- _WORK INSTRUCTIONS_
Using the records below, please work out how many lines contain "page"; answer with the number alone.

- _EXERCISE DATA_
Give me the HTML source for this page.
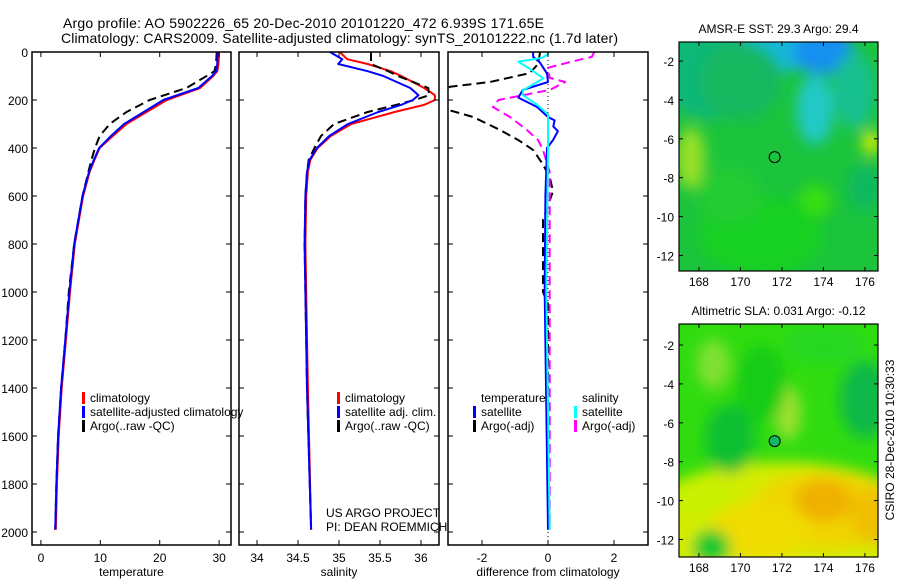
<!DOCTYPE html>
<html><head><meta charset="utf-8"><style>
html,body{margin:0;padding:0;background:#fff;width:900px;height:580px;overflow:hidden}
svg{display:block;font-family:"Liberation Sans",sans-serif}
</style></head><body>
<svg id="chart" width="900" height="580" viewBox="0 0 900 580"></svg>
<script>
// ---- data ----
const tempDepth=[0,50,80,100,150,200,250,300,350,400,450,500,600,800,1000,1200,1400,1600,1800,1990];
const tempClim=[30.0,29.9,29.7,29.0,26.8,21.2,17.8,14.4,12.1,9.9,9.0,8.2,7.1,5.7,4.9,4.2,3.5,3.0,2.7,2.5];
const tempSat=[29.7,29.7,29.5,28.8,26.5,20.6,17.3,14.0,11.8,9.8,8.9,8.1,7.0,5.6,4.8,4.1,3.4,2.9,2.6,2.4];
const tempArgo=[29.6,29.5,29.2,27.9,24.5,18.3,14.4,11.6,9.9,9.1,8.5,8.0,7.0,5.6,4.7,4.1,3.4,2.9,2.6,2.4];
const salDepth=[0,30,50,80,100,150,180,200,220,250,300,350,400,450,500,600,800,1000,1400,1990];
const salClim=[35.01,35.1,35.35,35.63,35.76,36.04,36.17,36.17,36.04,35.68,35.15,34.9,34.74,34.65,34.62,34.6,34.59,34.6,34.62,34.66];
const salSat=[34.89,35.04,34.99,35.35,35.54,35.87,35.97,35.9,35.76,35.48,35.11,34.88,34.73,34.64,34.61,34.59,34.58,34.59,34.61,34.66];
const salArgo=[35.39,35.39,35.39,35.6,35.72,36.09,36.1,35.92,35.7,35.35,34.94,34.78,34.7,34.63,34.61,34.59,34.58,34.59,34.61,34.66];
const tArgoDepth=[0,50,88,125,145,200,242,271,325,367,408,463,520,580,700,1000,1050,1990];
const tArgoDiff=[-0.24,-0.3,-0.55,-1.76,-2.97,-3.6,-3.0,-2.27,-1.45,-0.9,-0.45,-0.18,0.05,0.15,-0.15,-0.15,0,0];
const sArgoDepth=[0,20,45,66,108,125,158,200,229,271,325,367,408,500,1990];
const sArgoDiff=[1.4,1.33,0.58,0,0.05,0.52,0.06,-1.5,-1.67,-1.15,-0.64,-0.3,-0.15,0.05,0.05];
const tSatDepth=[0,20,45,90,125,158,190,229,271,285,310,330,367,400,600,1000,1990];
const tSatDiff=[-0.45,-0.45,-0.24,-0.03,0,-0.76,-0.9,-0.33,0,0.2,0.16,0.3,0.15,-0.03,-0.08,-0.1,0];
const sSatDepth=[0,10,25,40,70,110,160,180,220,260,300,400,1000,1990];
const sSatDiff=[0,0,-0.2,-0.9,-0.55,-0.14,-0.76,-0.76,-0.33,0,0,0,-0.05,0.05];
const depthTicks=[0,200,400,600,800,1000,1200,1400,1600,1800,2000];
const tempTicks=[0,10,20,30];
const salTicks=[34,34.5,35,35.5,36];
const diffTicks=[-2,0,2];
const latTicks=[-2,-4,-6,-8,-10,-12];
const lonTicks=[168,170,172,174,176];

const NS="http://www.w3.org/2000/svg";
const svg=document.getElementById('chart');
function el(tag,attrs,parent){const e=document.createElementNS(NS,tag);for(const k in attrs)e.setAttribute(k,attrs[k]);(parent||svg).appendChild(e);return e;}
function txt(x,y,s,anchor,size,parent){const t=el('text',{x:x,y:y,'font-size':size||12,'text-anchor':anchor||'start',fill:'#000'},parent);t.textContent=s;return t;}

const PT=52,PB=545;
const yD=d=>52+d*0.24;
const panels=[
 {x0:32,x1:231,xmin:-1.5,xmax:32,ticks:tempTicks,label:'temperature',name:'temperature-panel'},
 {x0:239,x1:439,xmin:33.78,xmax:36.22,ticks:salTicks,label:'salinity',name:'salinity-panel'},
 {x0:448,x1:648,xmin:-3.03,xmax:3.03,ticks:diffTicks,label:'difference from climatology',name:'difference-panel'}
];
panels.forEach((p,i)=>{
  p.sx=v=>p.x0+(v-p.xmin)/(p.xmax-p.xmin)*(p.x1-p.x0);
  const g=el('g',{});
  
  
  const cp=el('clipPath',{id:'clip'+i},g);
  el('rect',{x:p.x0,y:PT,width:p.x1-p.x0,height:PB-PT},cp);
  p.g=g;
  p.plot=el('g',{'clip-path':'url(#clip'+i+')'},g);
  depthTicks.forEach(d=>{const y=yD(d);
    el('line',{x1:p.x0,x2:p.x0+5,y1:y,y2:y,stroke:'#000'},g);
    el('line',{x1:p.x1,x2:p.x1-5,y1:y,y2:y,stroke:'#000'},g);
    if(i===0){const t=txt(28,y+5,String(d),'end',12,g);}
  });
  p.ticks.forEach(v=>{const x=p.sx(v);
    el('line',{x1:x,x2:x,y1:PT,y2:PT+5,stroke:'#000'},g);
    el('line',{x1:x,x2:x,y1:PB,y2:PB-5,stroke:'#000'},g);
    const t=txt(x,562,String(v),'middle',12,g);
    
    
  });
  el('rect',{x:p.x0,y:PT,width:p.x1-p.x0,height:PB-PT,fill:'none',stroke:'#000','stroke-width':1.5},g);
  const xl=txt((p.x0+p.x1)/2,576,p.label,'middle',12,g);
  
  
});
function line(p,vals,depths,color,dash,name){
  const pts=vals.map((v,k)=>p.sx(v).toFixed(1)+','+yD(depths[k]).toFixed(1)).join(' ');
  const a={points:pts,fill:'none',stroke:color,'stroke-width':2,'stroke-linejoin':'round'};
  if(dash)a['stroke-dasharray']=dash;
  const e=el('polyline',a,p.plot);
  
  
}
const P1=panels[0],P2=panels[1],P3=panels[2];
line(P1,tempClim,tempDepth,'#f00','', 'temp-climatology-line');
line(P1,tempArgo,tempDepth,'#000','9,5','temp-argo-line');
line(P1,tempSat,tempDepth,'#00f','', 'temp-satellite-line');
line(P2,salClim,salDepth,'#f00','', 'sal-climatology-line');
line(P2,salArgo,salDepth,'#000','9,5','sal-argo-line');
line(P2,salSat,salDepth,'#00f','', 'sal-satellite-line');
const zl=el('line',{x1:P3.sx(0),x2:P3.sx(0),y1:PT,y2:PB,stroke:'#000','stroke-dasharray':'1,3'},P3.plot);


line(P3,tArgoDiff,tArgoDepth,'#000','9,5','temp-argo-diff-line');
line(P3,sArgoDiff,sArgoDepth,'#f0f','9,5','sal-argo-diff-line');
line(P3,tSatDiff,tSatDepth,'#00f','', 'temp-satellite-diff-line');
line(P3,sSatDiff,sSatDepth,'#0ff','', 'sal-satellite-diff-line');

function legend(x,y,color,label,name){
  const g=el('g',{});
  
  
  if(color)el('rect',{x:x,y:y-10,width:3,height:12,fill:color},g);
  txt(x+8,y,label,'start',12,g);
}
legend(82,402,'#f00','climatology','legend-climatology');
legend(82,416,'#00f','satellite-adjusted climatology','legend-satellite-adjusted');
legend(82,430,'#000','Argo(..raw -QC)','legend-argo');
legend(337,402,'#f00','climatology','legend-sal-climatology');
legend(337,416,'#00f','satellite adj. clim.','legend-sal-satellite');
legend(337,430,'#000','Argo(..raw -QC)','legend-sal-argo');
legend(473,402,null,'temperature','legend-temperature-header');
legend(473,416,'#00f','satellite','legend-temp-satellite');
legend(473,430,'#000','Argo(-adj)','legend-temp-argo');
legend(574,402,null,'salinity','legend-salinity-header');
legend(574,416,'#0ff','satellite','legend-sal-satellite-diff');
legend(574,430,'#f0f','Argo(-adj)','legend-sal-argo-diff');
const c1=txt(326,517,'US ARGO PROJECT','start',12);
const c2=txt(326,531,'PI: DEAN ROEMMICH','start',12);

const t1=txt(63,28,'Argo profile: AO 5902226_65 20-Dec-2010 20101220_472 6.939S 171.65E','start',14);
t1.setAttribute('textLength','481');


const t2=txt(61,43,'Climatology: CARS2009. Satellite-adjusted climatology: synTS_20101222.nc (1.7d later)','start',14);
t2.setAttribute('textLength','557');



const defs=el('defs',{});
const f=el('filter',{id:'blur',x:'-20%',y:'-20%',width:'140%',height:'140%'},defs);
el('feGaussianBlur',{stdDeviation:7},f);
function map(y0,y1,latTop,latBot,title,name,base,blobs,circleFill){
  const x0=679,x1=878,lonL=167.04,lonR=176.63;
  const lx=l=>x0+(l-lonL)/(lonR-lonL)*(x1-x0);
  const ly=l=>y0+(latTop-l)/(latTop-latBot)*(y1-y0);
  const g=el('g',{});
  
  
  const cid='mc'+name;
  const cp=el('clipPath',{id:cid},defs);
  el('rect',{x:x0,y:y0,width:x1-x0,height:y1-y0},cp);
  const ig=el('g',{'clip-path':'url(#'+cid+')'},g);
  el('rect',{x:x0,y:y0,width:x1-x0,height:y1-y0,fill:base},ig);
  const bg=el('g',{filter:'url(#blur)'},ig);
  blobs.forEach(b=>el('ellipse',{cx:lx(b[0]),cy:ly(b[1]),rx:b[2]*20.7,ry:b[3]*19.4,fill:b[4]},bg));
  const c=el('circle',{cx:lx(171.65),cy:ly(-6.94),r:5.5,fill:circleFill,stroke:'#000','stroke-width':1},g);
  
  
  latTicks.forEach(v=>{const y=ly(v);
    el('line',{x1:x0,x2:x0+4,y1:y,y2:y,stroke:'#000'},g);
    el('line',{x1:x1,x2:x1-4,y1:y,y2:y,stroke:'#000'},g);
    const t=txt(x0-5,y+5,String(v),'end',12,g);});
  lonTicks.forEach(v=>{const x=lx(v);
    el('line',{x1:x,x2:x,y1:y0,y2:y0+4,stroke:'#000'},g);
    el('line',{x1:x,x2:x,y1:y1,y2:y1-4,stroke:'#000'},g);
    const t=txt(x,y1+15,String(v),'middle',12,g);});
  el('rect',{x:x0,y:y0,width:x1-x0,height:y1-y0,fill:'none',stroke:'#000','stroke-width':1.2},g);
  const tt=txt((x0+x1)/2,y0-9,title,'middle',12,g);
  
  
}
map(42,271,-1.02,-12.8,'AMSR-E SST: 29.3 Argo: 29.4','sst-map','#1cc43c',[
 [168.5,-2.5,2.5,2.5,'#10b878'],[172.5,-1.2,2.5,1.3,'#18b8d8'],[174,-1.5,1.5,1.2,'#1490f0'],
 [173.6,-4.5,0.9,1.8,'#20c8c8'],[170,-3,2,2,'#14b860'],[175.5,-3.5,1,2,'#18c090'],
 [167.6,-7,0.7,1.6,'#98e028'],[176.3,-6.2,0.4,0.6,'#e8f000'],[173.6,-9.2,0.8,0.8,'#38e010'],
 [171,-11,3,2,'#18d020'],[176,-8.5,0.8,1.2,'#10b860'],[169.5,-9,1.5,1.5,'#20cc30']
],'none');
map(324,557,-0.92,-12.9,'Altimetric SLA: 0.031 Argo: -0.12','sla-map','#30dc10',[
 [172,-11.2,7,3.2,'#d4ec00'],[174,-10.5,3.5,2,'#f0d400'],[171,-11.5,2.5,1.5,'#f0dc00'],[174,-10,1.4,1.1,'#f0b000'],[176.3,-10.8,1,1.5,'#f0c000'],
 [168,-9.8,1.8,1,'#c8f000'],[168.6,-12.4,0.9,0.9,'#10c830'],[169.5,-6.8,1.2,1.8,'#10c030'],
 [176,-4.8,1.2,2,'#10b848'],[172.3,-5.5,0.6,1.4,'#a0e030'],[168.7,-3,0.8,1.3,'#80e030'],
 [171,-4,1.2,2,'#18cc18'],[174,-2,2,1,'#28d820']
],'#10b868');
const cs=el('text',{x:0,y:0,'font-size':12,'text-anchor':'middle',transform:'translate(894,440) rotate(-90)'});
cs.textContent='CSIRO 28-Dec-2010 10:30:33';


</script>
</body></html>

...

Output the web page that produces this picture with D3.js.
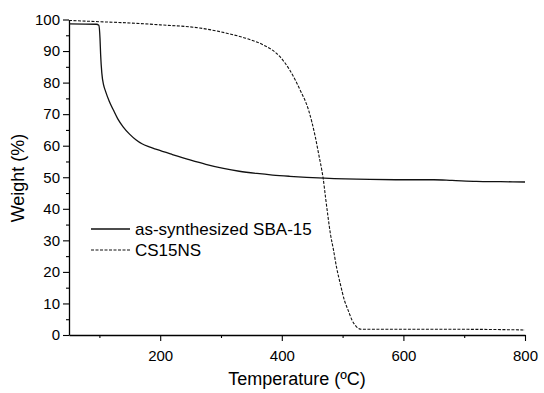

---

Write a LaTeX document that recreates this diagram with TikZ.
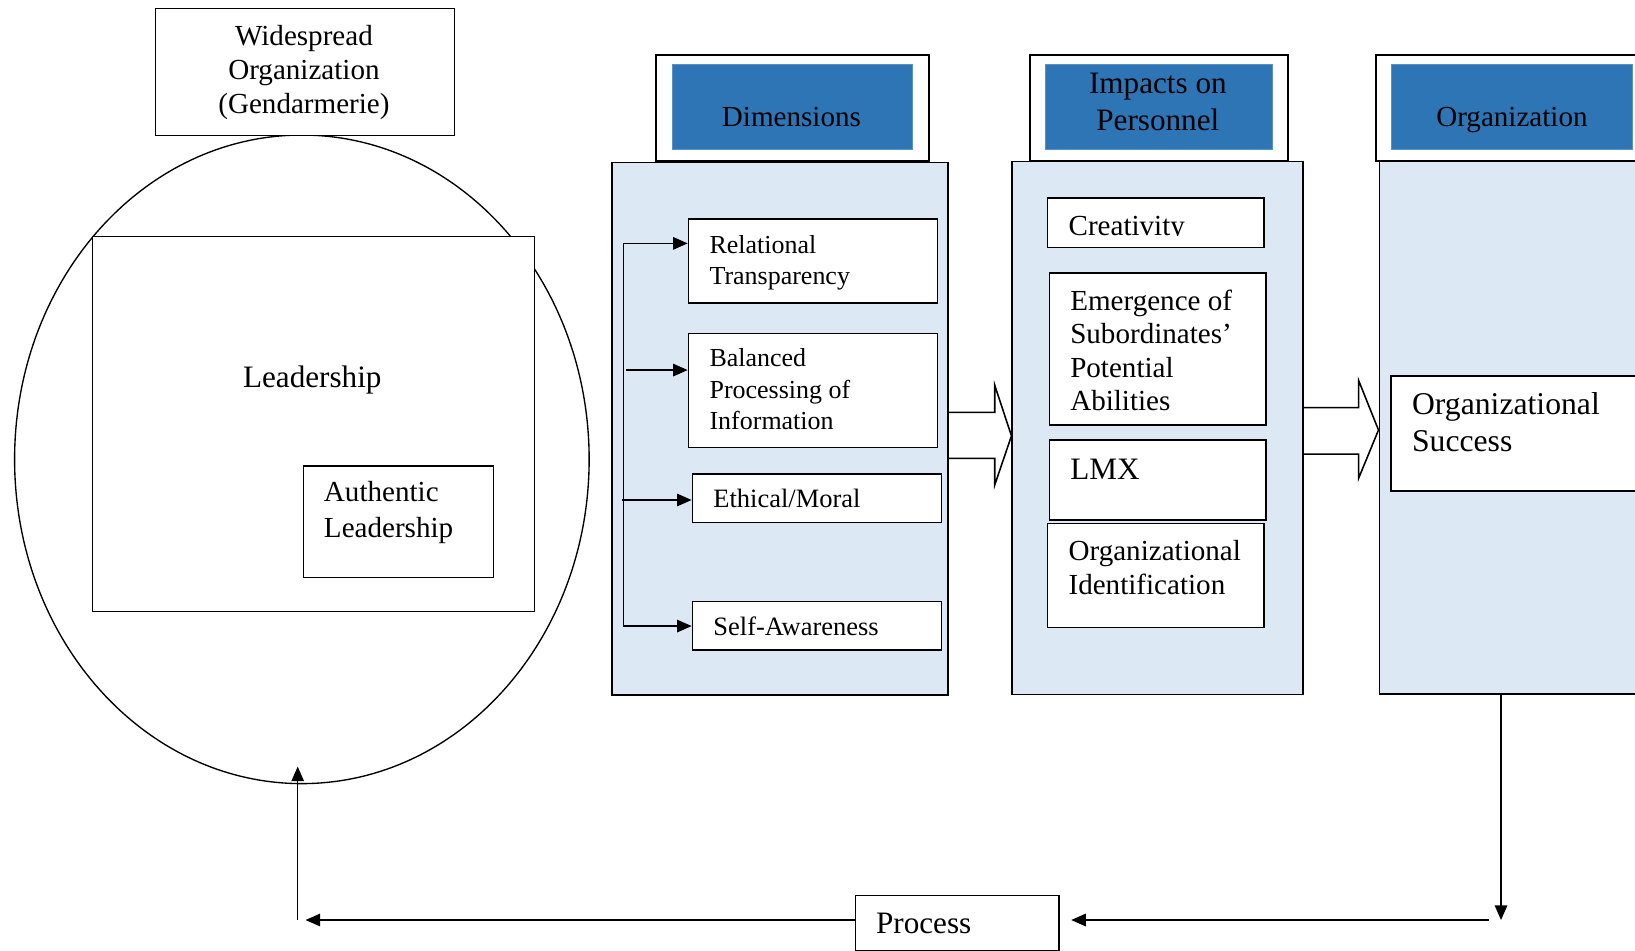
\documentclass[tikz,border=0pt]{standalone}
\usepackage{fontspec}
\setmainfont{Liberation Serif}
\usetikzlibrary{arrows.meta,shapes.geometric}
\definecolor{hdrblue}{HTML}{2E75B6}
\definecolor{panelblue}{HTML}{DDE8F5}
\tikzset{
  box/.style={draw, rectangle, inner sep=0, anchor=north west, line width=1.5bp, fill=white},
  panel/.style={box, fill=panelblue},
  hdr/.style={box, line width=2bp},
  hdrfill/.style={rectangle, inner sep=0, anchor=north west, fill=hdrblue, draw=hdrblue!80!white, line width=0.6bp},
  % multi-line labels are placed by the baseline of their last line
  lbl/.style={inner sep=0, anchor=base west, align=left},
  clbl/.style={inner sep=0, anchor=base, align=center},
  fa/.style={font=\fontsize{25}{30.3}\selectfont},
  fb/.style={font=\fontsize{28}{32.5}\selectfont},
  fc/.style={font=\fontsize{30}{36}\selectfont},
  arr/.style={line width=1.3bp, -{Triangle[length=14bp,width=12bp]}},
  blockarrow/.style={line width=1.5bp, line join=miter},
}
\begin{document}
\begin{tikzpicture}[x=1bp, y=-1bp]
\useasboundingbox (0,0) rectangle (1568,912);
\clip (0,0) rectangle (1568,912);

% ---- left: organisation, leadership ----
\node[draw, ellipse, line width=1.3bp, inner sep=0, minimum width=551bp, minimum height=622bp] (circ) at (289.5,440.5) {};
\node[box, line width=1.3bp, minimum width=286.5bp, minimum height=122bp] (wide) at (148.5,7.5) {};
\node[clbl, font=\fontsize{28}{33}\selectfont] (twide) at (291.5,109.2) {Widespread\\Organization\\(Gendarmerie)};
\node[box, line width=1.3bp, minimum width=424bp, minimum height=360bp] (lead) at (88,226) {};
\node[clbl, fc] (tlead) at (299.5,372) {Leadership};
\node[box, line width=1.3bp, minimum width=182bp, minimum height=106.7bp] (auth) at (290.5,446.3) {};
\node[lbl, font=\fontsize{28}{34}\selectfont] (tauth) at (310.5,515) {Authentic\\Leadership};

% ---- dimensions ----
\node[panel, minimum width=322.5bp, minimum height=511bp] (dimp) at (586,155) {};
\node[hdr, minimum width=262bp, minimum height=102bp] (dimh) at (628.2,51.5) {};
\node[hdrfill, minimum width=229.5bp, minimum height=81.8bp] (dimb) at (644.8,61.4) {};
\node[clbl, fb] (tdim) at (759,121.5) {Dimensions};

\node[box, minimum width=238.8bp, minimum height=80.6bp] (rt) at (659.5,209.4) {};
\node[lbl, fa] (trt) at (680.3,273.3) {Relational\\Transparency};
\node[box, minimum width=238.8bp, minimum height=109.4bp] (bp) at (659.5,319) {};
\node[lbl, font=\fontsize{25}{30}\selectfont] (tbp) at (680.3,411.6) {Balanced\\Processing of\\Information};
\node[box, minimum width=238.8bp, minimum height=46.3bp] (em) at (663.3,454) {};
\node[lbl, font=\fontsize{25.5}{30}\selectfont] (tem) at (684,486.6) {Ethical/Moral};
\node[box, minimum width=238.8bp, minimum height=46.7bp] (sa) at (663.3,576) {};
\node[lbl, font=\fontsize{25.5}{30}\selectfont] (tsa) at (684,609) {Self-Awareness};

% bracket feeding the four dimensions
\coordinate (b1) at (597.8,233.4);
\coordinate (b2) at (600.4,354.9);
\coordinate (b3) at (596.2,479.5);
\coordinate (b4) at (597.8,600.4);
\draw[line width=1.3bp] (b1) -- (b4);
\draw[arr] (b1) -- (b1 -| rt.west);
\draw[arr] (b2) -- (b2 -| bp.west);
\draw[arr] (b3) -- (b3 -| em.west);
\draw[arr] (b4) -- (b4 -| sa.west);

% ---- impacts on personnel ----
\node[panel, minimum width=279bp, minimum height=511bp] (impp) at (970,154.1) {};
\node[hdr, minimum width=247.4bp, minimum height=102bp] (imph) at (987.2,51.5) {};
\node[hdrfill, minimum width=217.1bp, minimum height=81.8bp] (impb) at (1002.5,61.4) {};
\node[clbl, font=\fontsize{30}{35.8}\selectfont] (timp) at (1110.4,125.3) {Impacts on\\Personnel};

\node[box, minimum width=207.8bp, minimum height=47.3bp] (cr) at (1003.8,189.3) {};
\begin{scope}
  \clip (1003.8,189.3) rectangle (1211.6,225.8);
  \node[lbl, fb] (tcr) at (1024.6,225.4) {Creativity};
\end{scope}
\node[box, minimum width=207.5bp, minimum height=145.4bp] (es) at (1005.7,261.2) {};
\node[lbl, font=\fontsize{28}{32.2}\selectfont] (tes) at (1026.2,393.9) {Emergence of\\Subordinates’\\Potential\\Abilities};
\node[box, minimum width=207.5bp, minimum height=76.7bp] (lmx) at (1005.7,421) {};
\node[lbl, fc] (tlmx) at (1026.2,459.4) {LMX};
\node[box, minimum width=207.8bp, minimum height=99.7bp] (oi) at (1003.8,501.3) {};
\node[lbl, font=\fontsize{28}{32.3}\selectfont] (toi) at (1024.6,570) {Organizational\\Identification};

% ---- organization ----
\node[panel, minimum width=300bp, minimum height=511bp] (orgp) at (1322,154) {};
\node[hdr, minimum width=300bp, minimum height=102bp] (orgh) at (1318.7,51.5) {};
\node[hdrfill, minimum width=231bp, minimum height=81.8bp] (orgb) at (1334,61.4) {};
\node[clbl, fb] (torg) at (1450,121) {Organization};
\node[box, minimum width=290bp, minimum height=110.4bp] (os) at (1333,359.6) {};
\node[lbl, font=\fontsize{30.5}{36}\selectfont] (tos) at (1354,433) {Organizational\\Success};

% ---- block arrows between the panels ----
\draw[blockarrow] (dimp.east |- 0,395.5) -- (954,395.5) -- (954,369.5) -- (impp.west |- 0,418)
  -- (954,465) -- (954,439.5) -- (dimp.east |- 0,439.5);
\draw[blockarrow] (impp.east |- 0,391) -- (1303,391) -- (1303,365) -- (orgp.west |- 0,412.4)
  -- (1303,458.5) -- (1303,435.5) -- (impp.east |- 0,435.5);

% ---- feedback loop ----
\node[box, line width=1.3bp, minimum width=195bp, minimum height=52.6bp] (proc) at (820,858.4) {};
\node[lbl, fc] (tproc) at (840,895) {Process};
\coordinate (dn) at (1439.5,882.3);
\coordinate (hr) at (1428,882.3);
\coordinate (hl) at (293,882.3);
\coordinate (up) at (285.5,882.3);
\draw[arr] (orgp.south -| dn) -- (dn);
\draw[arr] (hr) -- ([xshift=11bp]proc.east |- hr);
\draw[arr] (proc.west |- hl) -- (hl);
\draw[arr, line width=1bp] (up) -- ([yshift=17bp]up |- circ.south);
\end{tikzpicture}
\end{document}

- _FINISHED ANSWER_
2